Excerpt from a dataset
::::::::::
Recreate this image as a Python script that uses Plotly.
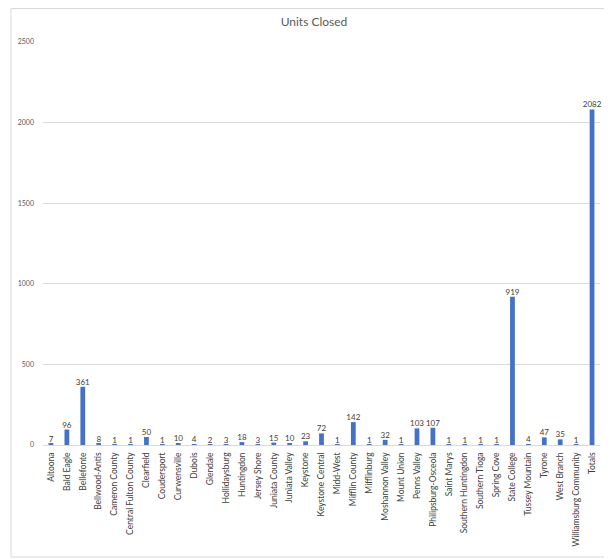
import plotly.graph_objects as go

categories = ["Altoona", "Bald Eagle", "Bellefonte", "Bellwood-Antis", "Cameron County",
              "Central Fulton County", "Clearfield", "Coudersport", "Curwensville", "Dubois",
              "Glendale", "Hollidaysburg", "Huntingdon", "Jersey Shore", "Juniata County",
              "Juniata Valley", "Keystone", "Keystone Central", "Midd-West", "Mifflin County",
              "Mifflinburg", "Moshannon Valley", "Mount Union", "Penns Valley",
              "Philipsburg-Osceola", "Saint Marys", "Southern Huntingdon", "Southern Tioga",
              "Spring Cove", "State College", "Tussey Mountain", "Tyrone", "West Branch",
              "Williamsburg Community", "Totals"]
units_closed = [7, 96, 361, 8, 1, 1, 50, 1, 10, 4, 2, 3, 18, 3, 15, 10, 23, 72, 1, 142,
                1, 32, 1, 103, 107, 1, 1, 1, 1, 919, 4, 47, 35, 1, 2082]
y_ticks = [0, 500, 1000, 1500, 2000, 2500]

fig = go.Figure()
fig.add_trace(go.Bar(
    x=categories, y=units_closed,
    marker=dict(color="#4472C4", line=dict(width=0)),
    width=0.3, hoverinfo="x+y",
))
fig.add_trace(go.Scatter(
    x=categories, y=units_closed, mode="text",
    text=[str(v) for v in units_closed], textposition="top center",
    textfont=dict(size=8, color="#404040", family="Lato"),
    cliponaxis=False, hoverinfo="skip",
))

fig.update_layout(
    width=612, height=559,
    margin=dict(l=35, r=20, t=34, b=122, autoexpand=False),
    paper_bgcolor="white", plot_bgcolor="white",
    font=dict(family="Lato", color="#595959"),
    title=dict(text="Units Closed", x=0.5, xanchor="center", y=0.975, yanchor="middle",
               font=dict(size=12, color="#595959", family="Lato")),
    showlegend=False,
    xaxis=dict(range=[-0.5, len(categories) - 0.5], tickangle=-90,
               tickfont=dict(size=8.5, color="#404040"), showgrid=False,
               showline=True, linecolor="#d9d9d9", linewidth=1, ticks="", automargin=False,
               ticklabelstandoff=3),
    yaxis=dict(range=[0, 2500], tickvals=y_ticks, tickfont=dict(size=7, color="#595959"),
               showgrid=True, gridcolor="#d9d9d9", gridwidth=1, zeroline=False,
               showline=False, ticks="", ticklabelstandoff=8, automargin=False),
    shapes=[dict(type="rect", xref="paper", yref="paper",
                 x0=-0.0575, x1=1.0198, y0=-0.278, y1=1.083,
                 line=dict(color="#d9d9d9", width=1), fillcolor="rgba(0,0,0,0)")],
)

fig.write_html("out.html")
::::::::::
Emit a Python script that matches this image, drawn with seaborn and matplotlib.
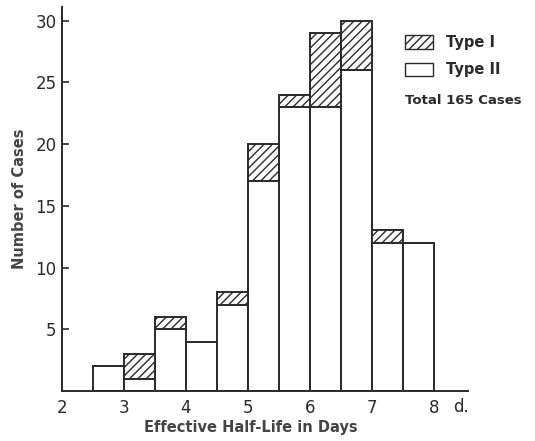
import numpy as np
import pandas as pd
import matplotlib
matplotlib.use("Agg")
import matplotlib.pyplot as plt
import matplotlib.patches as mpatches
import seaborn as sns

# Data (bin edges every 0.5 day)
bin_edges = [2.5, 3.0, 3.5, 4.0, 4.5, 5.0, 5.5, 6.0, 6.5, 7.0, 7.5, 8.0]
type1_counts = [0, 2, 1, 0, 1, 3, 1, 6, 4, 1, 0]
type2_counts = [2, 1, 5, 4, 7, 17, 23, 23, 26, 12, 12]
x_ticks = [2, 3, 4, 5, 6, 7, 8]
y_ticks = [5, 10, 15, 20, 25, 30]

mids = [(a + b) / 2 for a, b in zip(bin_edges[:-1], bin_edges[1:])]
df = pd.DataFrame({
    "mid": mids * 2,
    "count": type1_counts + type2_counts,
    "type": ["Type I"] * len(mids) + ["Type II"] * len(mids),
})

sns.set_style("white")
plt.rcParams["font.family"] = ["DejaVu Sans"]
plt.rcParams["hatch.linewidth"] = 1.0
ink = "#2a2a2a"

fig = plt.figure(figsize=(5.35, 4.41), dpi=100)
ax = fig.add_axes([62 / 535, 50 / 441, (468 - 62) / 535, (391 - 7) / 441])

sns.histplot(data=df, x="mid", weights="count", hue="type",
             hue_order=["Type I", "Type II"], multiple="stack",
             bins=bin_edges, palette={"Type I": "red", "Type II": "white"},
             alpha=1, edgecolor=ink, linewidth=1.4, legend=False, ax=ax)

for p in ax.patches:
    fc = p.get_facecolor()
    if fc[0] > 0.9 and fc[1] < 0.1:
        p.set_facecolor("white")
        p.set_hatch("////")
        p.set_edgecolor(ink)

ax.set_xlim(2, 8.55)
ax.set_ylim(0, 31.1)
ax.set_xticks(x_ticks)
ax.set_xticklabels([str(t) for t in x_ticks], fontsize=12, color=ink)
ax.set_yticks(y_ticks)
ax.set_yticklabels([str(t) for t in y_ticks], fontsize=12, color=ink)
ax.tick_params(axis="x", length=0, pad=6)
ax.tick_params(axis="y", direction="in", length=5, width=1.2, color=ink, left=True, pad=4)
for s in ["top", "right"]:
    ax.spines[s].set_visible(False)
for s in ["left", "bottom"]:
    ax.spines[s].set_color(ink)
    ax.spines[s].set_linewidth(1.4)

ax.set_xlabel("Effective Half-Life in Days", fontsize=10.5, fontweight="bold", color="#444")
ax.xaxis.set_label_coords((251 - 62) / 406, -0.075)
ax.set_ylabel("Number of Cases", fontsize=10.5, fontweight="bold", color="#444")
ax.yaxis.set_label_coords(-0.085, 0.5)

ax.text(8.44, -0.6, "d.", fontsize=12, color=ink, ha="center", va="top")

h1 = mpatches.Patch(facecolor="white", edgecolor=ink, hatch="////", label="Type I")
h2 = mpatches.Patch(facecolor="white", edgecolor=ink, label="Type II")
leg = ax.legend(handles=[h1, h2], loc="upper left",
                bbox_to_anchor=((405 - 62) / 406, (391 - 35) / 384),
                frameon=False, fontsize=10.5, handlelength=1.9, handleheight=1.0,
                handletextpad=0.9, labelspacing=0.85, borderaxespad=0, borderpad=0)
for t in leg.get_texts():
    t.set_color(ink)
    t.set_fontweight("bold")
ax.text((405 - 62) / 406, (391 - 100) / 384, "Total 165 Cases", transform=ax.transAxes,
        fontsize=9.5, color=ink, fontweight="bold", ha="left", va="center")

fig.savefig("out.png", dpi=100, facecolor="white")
::::::::::
Exercise
Give the lines above again exactly, from the one containing "Recreate this image" to the one containing "import plotly.graph_objects as go", both included, but leave out the pictures.

Reply to the exercise
Recreate this image as a Python script that uses Plotly.
import plotly.graph_objects as go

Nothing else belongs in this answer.